→ The problem
Your task is to retype, word for word, the lines from the start of the data through the line holding "const toPath = pts". Do not include the pictures.
● ● ● ●
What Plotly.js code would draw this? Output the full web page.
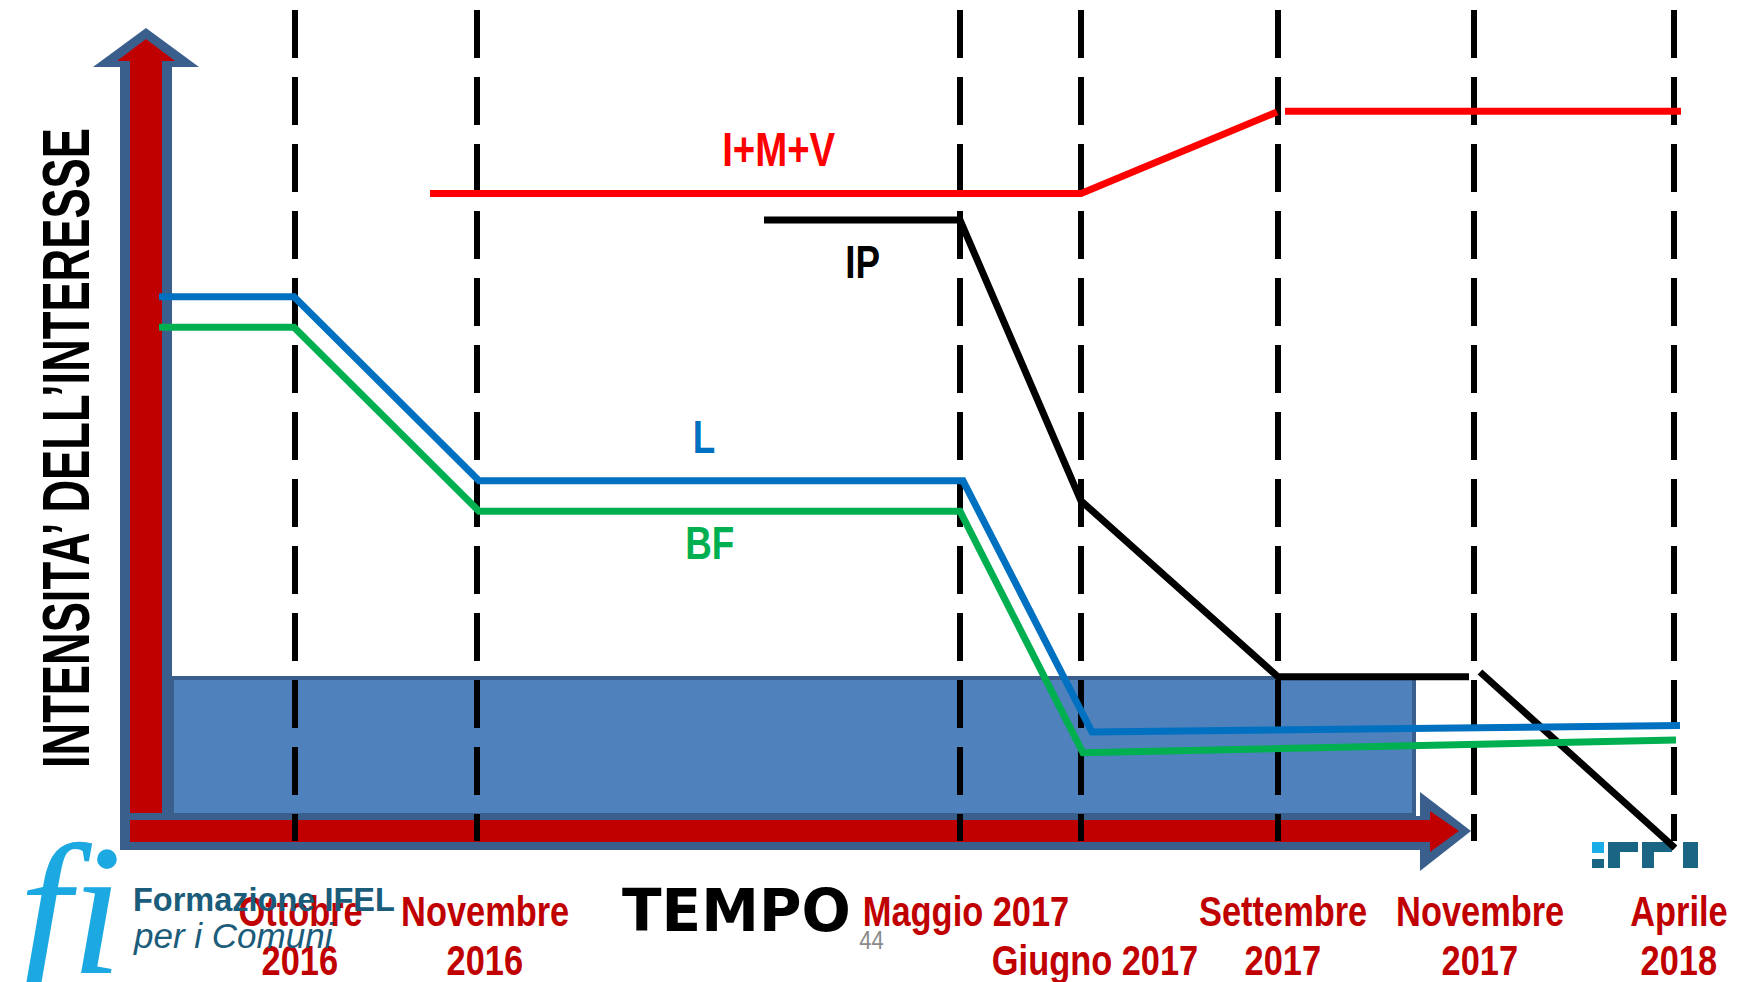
<!DOCTYPE html>
<html>
<head>
<meta charset="utf-8">
<script src="https://cdn.plot.ly/plotly-3.0.1.min.js"></script>
<style>html,body{margin:0;padding:0;background:#fff;}#chart{width:1746px;height:982px;}</style>
</head>
<body>
<div id="chart"></div>
<script>
// ---------- DATA ----------
// timeline milestones (dashed verticals) and their position on the time axis
const milestoneLabels = ["Ottobre 2016", "Novembre 2016", "Maggio 2017", "Giugno 2017", "Settembre 2017", "Novembre 2017", "Aprile 2018"];
const milestoneX = [2.95, 4.77, 9.60, 10.81, 12.78, 14.74, 16.74];

// interest intensity series (arbitrary intensity units, 0 = time axis)
const imvX = [4.30, 10.81, 12.77, null, 12.85, 16.81];
const imvY = [80.8, 80.8, 91.0, null, 91.1, 91.1];

const ipX = [7.64, 9.60, 10.81, 12.78, 14.69, null, 14.80, 16.75];
const ipY = [77.5, 77.5, 42.4, 20.4, 20.4, null, 21.0, -1.0];

const lX = [1.59, 2.94, 4.79, 9.63, 10.92, 16.80];
const lY = [67.9, 67.9, 44.9, 44.9, 13.5, 14.3];

const bfX = [1.59, 2.94, 4.79, 9.60, 10.83, 16.76];
const bfY = [64.1, 64.1, 41.1, 41.1, 10.9, 12.5];

const seriesNames = ["I+M+V", "IP", "L", "BF"];
const yTitle = "INTENSITA\u2019 DELL\u2019INTERESSE";
const xTitle = "TEMPO";

// ---------- LAYOUT HELPERS ----------
const W = 1746, H = 982;
const fx = x => x / W;
const fy = y => 1 - y / H;
const toPath = pts => 'M' + pts.map(p => fx(p[0]).toFixed(5) + ',' + fy(p[1]).toFixed(5)).join('L') + 'Z';

const SANS = "'Liberation Sans', Arial, sans-serif";
const DARKRED = '#C00000';
const ARROW_BLUE = '#3B5F8D';
const NARROW_SCALE = 0.8;

const traces = [
  {x: imvX, y: imvY, name: seriesNames[0], mode: 'lines', line: {color: '#FF0000', width: 7}, connectgaps: false, hoverinfo: 'skip'},
  {x: ipX, y: ipY, name: seriesNames[1], mode: 'lines', line: {color: '#000000', width: 7}, connectgaps: false, hoverinfo: 'skip'},
  {x: lX, y: lY, name: seriesNames[2], mode: 'lines', line: {color: '#0070C0', width: 7}, hoverinfo: 'skip'},
  {x: bfX, y: bfY, name: seriesNames[3], mode: 'lines', line: {color: '#00B050', width: 7}, hoverinfo: 'skip'}
];

const shapes = [];
// outer (dark blue) outline of the two axis arrows
shapes.push({type: 'path', xref: 'paper', yref: 'paper', layer: 'below',
  path: toPath([[120,850],[120,67],[93,67],[146,28],[199,67],[172,67],[172,816],[1420,816],[1420,792],[1471,831],[1420,871],[1420,850]]),
  fillcolor: ARROW_BLUE, line: {width: 0}});
// blue filled band
shapes.push({type: 'rect', xref: 'paper', yref: 'paper', layer: 'below',
  x0: fx(172), x1: fx(1414), y0: fy(678), y1: fy(815),
  fillcolor: '#4F81BD', line: {color: ARROW_BLUE, width: 4}});
// red inner arrows
shapes.push({type: 'path', xref: 'paper', yref: 'paper', layer: 'below',
  path: toPath([[130,813],[130,61],[117,61],[146,39],[175,61],[162,61],[162,813]]),
  fillcolor: '#C00000', line: {width: 0}});
shapes.push({type: 'path', xref: 'paper', yref: 'paper', layer: 'below',
  path: toPath([[130,820],[1430,820],[1430,811],[1459,831],[1430,852],[1430,842],[130,842]]),
  fillcolor: '#C00000', line: {width: 0}});
// dashed milestone lines
milestoneX.forEach(x => {
  shapes.push({type: 'line', xref: 'x', yref: 'paper', layer: 'below',
    x0: x, x1: x, y0: fy(10), y1: fy(841),
    line: {color: '#000000', width: 6, dash: '48px,19px'}});
});
// IFEL logo fragment (bottom right)
const logoRects = [
  [1592, 842, 1604, 853, '#1AADE8'],
  [1592, 859, 1604, 868, '#1A6584'],
  [1608, 842, 1638, 852, '#1A6584'],
  [1608, 842, 1620, 868, '#1A6584'],
  [1642, 842, 1672, 852, '#1A6584'],
  [1642, 842, 1654, 868, '#1A6584'],
  [1683, 842, 1698, 868, '#1A6584']
];
logoRects.forEach(r => shapes.push({type: 'rect', xref: 'paper', yref: 'paper', layer: 'below',
  x0: fx(r[0]), x1: fx(r[2]), y0: fy(r[3]), y1: fy(r[1]), fillcolor: r[4], line: {width: 0}}));

const annotations = [];
const annFit = [];   // per annotation: {scale} or {width} horizontal compression
function ann(text, x, y, size, color, family, extra, fit) {
  const a = Object.assign({text: text, xref: 'paper', yref: 'paper', x: fx(x), y: fy(y),
    xanchor: 'center', yanchor: 'middle', showarrow: false,
    font: {size: size, color: color, family: family}}, extra || {});
  annotations.push(a);
  annFit.push(fit || null);
}
// axis titles
ann('<b>' + yTitle + '</b>', 66, 448, 66, '#000000', SANS, {textangle: -90}, {width: 640});
ann('<b>' + xTitle + '</b>', 736, 911, 58, '#000000', "'DejaVu Sans', Verdana, sans-serif");
// series labels
ann('<b>' + seriesNames[0] + '</b>', 778, 150, 48, '#FF0000', SANS, null, {scale: NARROW_SCALE});
ann('<b>' + seriesNames[1] + '</b>', 862, 262, 46, '#000000', SANS, null, {scale: NARROW_SCALE});
ann('<b>' + seriesNames[2] + '</b>', 704, 437, 46, '#0070C0', SANS, null, {scale: NARROW_SCALE});
ann('<b>' + seriesNames[3] + '</b>', 709, 543, 46, '#00B050', SANS, null, {scale: NARROW_SCALE});
// milestone labels
const labelStyle = ['two', 'two', 'top', 'bottom', 'two', 'two', 'two'];
const labelShift = [5, 8, 6, 14, 5, 6, 5];
milestoneLabels.forEach((lab, i) => {
  const cx = milestoneX[i] * 100 + labelShift[i];
  if (labelStyle[i] === 'two') {
    const parts = lab.split(' ');
    ann('<b>' + parts[0] + '</b>', cx, 911, 43, DARKRED, SANS, null, {scale: NARROW_SCALE});
    ann('<b>' + parts[1] + '</b>', cx, 960, 43, DARKRED, SANS, null, {scale: NARROW_SCALE});
  } else {
    ann('<b>' + lab + '</b>', cx, labelStyle[i] === 'top' ? 911 : 960, 43, DARKRED, SANS, null, {scale: NARROW_SCALE});
  }
});
// slide decorations
ann('fi', 70, 910, 186, '#1CA9E1', "'Liberation Serif', serif", {font: {size: 186, color: '#1CA9E1', family: "'Liberation Serif', serif", style: 'italic'}});
ann('<b>Formazione IFEL</b>', 131, 900, 32.5, '#1B5C7A', SANS, {xanchor: 'left'});
ann('<i>per i Comuni</i>', 131, 935, 35, '#1B5C7A', SANS, {xanchor: 'left'});
ann('44', 871, 940, 26, '#8A8A8A', SANS, null, {scale: 0.85});

const layout = {
  width: W, height: H,
  margin: {l: 0, r: 0, t: 0, b: 0},
  paper_bgcolor: '#FFFFFF', plot_bgcolor: 'rgba(0,0,0,0)',
  showlegend: false,
  xaxis: {range: [0, W / 100], visible: false, fixedrange: true},
  yaxis: {range: [(840 - H) / 8, 840 / 8], visible: false, fixedrange: true},
  shapes: shapes,
  annotations: annotations
};

Plotly.newPlot('chart', traces, layout, {displayModeBar: false, staticPlot: true}).then(gd => {
  // condense narrow-font texts horizontally (as in the Arial Narrow original)
  gd.querySelectorAll('g.annotation').forEach(g => {
    const i = +g.getAttribute('data-index');
    const fit = annFit[i];
    if (!fit) return;
    const t = g.querySelector('text.annotation-text');
    if (!t) return;
    const bb = t.getBBox();
    const s = fit.width ? fit.width / bb.width : fit.scale;
    const cx = bb.x + bb.width / 2;
    t.setAttribute('transform', 'translate(' + cx + ',0) scale(' + s + ',1) translate(' + (-cx) + ',0)');
  });
});
</script>
</body>
</html>
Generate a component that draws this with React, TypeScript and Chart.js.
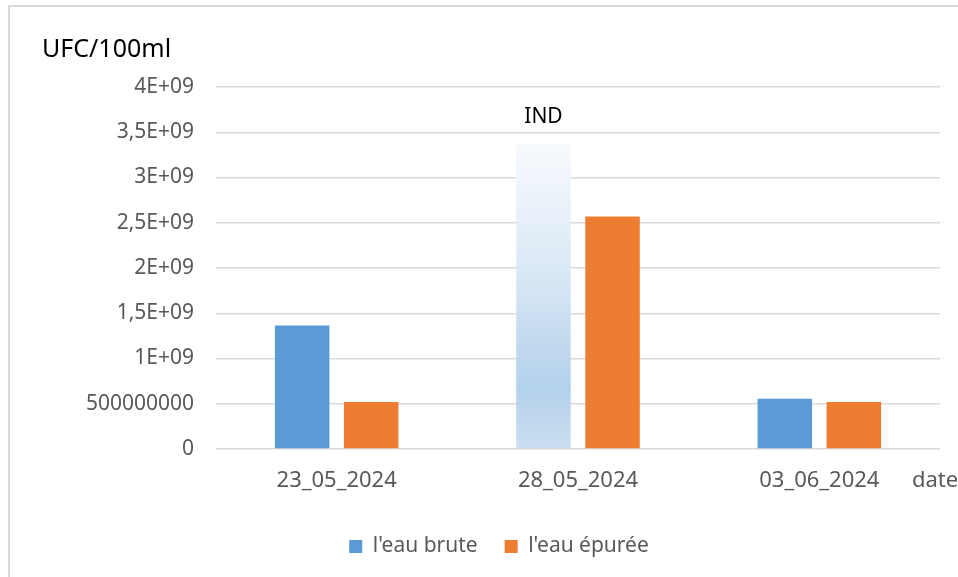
import React, { useEffect, useRef } from "react";
import { Chart, registerables } from "chart.js";

Chart.register(...registerables);

const categories = ["23_05_2024", "28_05_2024", "03_06_2024"];
const bruteValues = [1.365e9, 3.37e9, 0.555e9];
const epureeValues = [0.52e9, 2.57e9, 0.52e9];
const bruteLabels = ["", "IND", ""];
const yTickLabels = ["0", "500000000", "1E+09", "1,5E+09", "2E+09", "2,5E+09", "3E+09", "3,5E+09", "4E+09"];
const seriesNames = ["l'eau brute", "l'eau épurée"];
const yAxisTitle = "UFC/100ml";
const xAxisTitle = "date";

const BLUE = "#5B9BD5";
const ORANGE = "#ED7D31";
const FONT = "'Noto Sans', 'Open Sans', sans-serif";

export default function App() {
  const ref = useRef<HTMLCanvasElement | null>(null);

  useEffect(() => {
    if (!ref.current) return;
    const textPlugin = {
      id: "texts",
      afterDatasetsDraw(chart: any) {
        const c = chart.ctx;
        const area = chart.chartArea;
        c.save();
        c.font = `25px ${FONT}`;
        c.fillStyle = "#000000";
        c.textAlign = "left";
        c.textBaseline = "middle";
        c.fillText(yAxisTitle, 42, 50);
        c.font = `22px ${FONT}`;
        c.fillStyle = "#595959";
        c.fillText(xAxisTitle, area.right - 28, area.bottom + 32);
        const meta = chart.getDatasetMeta(0);
        c.font = `21px ${FONT}`;
        c.fillStyle = "#000000";
        c.textAlign = "center";
        meta.data.forEach((el: any, i: number) => {
          if (bruteLabels[i]) c.fillText(bruteLabels[i], el.x, el.y - 27);
        });
        c.restore();
      },
    };

    const chart = new Chart(ref.current, {
      type: "bar",
      data: {
        labels: categories,
        datasets: [
          {
            label: seriesNames[0],
            data: bruteValues,
            backgroundColor: (ctx: any) => {
              if (ctx.type !== "data" || !bruteLabels[ctx.dataIndex]) return BLUE;
              const chart = ctx.chart;
              if (!chart.chartArea || !chart.scales.y) return BLUE;
              const top = chart.scales.y.getPixelForValue(bruteValues[ctx.dataIndex]);
              const bottom = chart.scales.y.getPixelForValue(0);
              const g = chart.ctx.createLinearGradient(0, top, 0, bottom);
              g.addColorStop(0, "#F7FAFD");
              g.addColorStop(0.4, "#DCE9F6");
              g.addColorStop(0.8, "#B3D1EB");
              g.addColorStop(1, "#CCDFF1");
              return g;
            },
            categoryPercentage: 0.572,
            barPercentage: 0.79,
          },
          {
            label: seriesNames[1],
            data: epureeValues,
            backgroundColor: ORANGE,
            categoryPercentage: 0.572,
            barPercentage: 0.79,
          },
        ],
      },
      options: {
        animation: false,
        responsive: false,
        maintainAspectRatio: false,
        layout: { padding: { top: 87, right: 18, left: 58, bottom: 10 } },
        scales: {
          x: {
            grid: { display: false },
            border: { display: false },
            ticks: { color: "#595959", font: { family: FONT, size: 22 }, padding: 11 },
            afterFit: (s: any) => {
              s.height = 60;
            },
          },
          y: {
            min: 0,
            max: 4e9,
            border: { display: false },
            grid: { color: "#D9D9D9", lineWidth: 1.5, drawTicks: false },
            ticks: {
              stepSize: 5e8,
              color: "#595959",
              font: { family: FONT, size: 21 },
              padding: 22,
              callback: (_v: any, i: number) => yTickLabels[i],
            },
            afterFit: (s: any) => {
              s.width = 158;
            },
          },
        },
        plugins: {
          tooltip: { enabled: false },
          legend: {
            position: "bottom",
            labels: {
              boxWidth: 13,
              boxHeight: 13,
              padding: 27,
              color: "#595959",
              font: { family: FONT, size: 21 },
            },
          },
        },
      },
      plugins: [textPlugin],
    } as any);
    return () => chart.destroy();
  }, []);

  return (
    <div style={{ position: "absolute", left: 0, top: 0, width: 958, height: 577, overflow: "hidden", background: "#fff" }}>
      <div
        style={{
          position: "absolute",
          left: 8,
          top: 5,
          width: 1000,
          height: 700,
          border: "2px solid #D9D9D9",
          boxSizing: "border-box",
        }}
      />
      <canvas ref={ref} width={958} height={577} style={{ position: "absolute", left: 0, top: 0, width: 958, height: 577 }} />
    </div>
  );
}
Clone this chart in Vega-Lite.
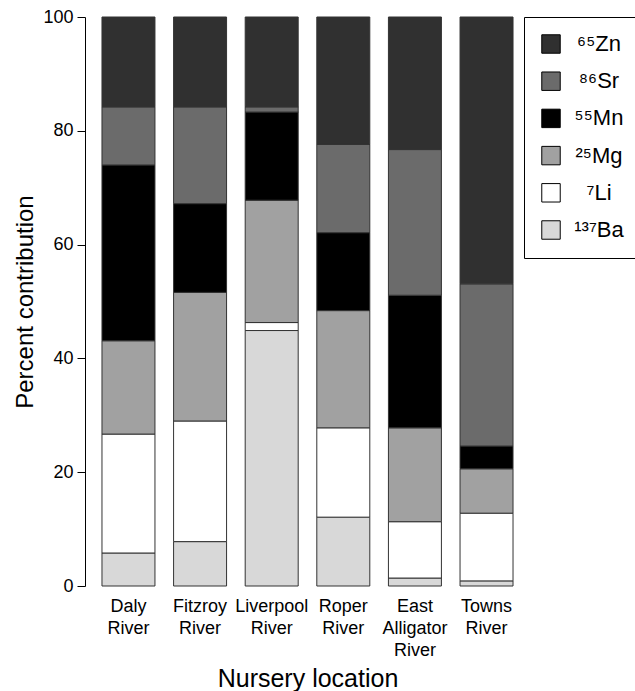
{
  "$schema": "https://vega.github.io/schema/vega-lite/v6.json",
  "autosize": {"type": "none"},
  "padding": {"left": 85, "top": 17, "right": 105, "bottom": 105},
  "width": 445,
  "height": 569,
  "background": "white",
  "config": {"font": "Liberation Sans", "view": {"stroke": null}},
  "data": {"values": [
    {"loc": "Daly River", "el": "¹³⁷Ba", "ord": 1, "v": 5.8},
    {"loc": "Daly River", "el": "⁷Li", "ord": 2, "v": 20.9},
    {"loc": "Daly River", "el": "²⁵Mg", "ord": 3, "v": 16.4},
    {"loc": "Daly River", "el": "⁵⁵Mn", "ord": 4, "v": 30.9},
    {"loc": "Daly River", "el": "⁸⁶Sr", "ord": 5, "v": 10.2},
    {"loc": "Daly River", "el": "⁶⁵Zn", "ord": 6, "v": 15.8},
    {"loc": "Fitzroy River", "el": "¹³⁷Ba", "ord": 1, "v": 7.8},
    {"loc": "Fitzroy River", "el": "⁷Li", "ord": 2, "v": 21.2},
    {"loc": "Fitzroy River", "el": "²⁵Mg", "ord": 3, "v": 22.6},
    {"loc": "Fitzroy River", "el": "⁵⁵Mn", "ord": 4, "v": 15.6},
    {"loc": "Fitzroy River", "el": "⁸⁶Sr", "ord": 5, "v": 17.0},
    {"loc": "Fitzroy River", "el": "⁶⁵Zn", "ord": 6, "v": 15.8},
    {"loc": "Liverpool River", "el": "¹³⁷Ba", "ord": 1, "v": 44.9},
    {"loc": "Liverpool River", "el": "⁷Li", "ord": 2, "v": 1.4},
    {"loc": "Liverpool River", "el": "²⁵Mg", "ord": 3, "v": 21.5},
    {"loc": "Liverpool River", "el": "⁵⁵Mn", "ord": 4, "v": 15.5},
    {"loc": "Liverpool River", "el": "⁸⁶Sr", "ord": 5, "v": 0.9},
    {"loc": "Liverpool River", "el": "⁶⁵Zn", "ord": 6, "v": 15.8},
    {"loc": "Roper River", "el": "¹³⁷Ba", "ord": 1, "v": 12.1},
    {"loc": "Roper River", "el": "⁷Li", "ord": 2, "v": 15.7},
    {"loc": "Roper River", "el": "²⁵Mg", "ord": 3, "v": 20.6},
    {"loc": "Roper River", "el": "⁵⁵Mn", "ord": 4, "v": 13.7},
    {"loc": "Roper River", "el": "⁸⁶Sr", "ord": 5, "v": 15.5},
    {"loc": "Roper River", "el": "⁶⁵Zn", "ord": 6, "v": 22.4},
    {"loc": "East Alligator River", "el": "¹³⁷Ba", "ord": 1, "v": 1.4},
    {"loc": "East Alligator River", "el": "⁷Li", "ord": 2, "v": 9.9},
    {"loc": "East Alligator River", "el": "²⁵Mg", "ord": 3, "v": 16.5},
    {"loc": "East Alligator River", "el": "⁵⁵Mn", "ord": 4, "v": 23.3},
    {"loc": "East Alligator River", "el": "⁸⁶Sr", "ord": 5, "v": 25.6},
    {"loc": "East Alligator River", "el": "⁶⁵Zn", "ord": 6, "v": 23.3},
    {"loc": "Towns River", "el": "¹³⁷Ba", "ord": 1, "v": 0.9},
    {"loc": "Towns River", "el": "⁷Li", "ord": 2, "v": 11.9},
    {"loc": "Towns River", "el": "²⁵Mg", "ord": 3, "v": 7.8},
    {"loc": "Towns River", "el": "⁵⁵Mn", "ord": 4, "v": 4.0},
    {"loc": "Towns River", "el": "⁸⁶Sr", "ord": 5, "v": 28.5},
    {"loc": "Towns River", "el": "⁶⁵Zn", "ord": 6, "v": 46.9}
  ]},
  "mark": {"type": "bar", "stroke": "#333333", "strokeWidth": 1, "opacity": 1},
  "encoding": {
    "x": {
      "field": "loc", "type": "nominal",
      "sort": ["Daly River", "Fitzroy River", "Liverpool River", "Roper River", "East Alligator River", "Towns River"],
      "scale": {"paddingInner": 0.26, "paddingOuter": 0.237},
      "axis": {
        "title": "Nursery location", "titleFontSize": 25, "titleFontWeight": "normal", "titleColor": "black", "titlePadding": 7,
        "labelAngle": 0, "labelFontSize": 18, "labelColor": "black", "labelPadding": 11, "labelLineHeight": 22,
        "labelExpr": "split(datum.label, ' ')",
        "domain": false, "ticks": false
      }
    },
    "y": {
      "field": "v", "type": "quantitative", "stack": "zero",
      "scale": {"domain": [0, 100], "nice": false},
      "axis": {
        "title": "Percent contribution", "titleFontSize": 24, "titleFontWeight": "normal", "titleColor": "black", "titlePadding": 5,
        "values": [0, 20, 40, 60, 80, 100], "grid": false,
        "labelFontSize": 18, "labelColor": "black", "labelPadding": 4,
        "tickSize": 8, "tickColor": "black", "domainColor": "black", "tickWidth": 1, "domainWidth": 1
      }
    },
    "color": {
      "field": "el", "type": "nominal",
      "scale": {
        "domain": ["⁶⁵Zn", "⁸⁶Sr", "⁵⁵Mn", "²⁵Mg", "⁷Li", "¹³⁷Ba"],
        "range": ["#303030", "#6b6b6b", "#000000", "#a1a1a1", "#ffffff", "#d8d8d8"]
      },
      "legend": {
        "title": null, "orient": "none", "legendX": 439, "legendY": 0,
        "strokeColor": "black", "fillColor": "white", "padding": 16,
        "symbolType": "square", "symbolSize": 340, "symbolStrokeColor": "black", "symbolStrokeWidth": 1, "symbolOpacity": 1,
        "labelFontSize": 22, "labelColor": "black", "labelOffset": 37, "labelAlign": "center", "rowPadding": 13.2, "labelLimit": 200
      }
    },
    "order": {"field": "ord", "type": "quantitative"}
  }
}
● ● ● ●
→ Answer
What Plotly.js code would draw this? Output the full web page.
<!DOCTYPE html>
<html>
<head>
<meta charset="utf-8">
<script src="https://cdn.plot.ly/plotly-3.0.1.min.js"></script>
<style>html,body{margin:0;padding:0;background:#fff;}#chart{width:1746px;height:982px;}</style>
</head>
<body>
<div id="chart"></div>
<script>
// ---------- DATA ----------
// timeline milestones (dashed verticals) and their position on the time axis
const milestoneLabels = ["Ottobre 2016", "Novembre 2016", "Maggio 2017", "Giugno 2017", "Settembre 2017", "Novembre 2017", "Aprile 2018"];
const milestoneX = [2.95, 4.77, 9.60, 10.81, 12.78, 14.74, 16.74];

// interest intensity series (arbitrary intensity units, 0 = time axis)
const imvX = [4.30, 10.81, 12.77, null, 12.85, 16.81];
const imvY = [80.8, 80.8, 91.0, null, 91.1, 91.1];

const ipX = [7.64, 9.60, 10.81, 12.78, 14.69, null, 14.80, 16.75];
const ipY = [77.5, 77.5, 42.4, 20.4, 20.4, null, 21.0, -1.0];

const lX = [1.59, 2.94, 4.79, 9.63, 10.92, 16.80];
const lY = [67.9, 67.9, 44.9, 44.9, 13.5, 14.3];

const bfX = [1.59, 2.94, 4.79, 9.60, 10.83, 16.76];
const bfY = [64.1, 64.1, 41.1, 41.1, 10.9, 12.5];

const seriesNames = ["I+M+V", "IP", "L", "BF"];
const yTitle = "INTENSITA\u2019 DELL\u2019INTERESSE";
const xTitle = "TEMPO";

// ---------- LAYOUT HELPERS ----------
const W = 1746, H = 982;
const fx = x => x / W;
const fy = y => 1 - y / H;
const toPath = pts => 'M' + pts.map(p => fx(p[0]).toFixed(5) + ',' + fy(p[1]).toFixed(5)).join('L') + 'Z';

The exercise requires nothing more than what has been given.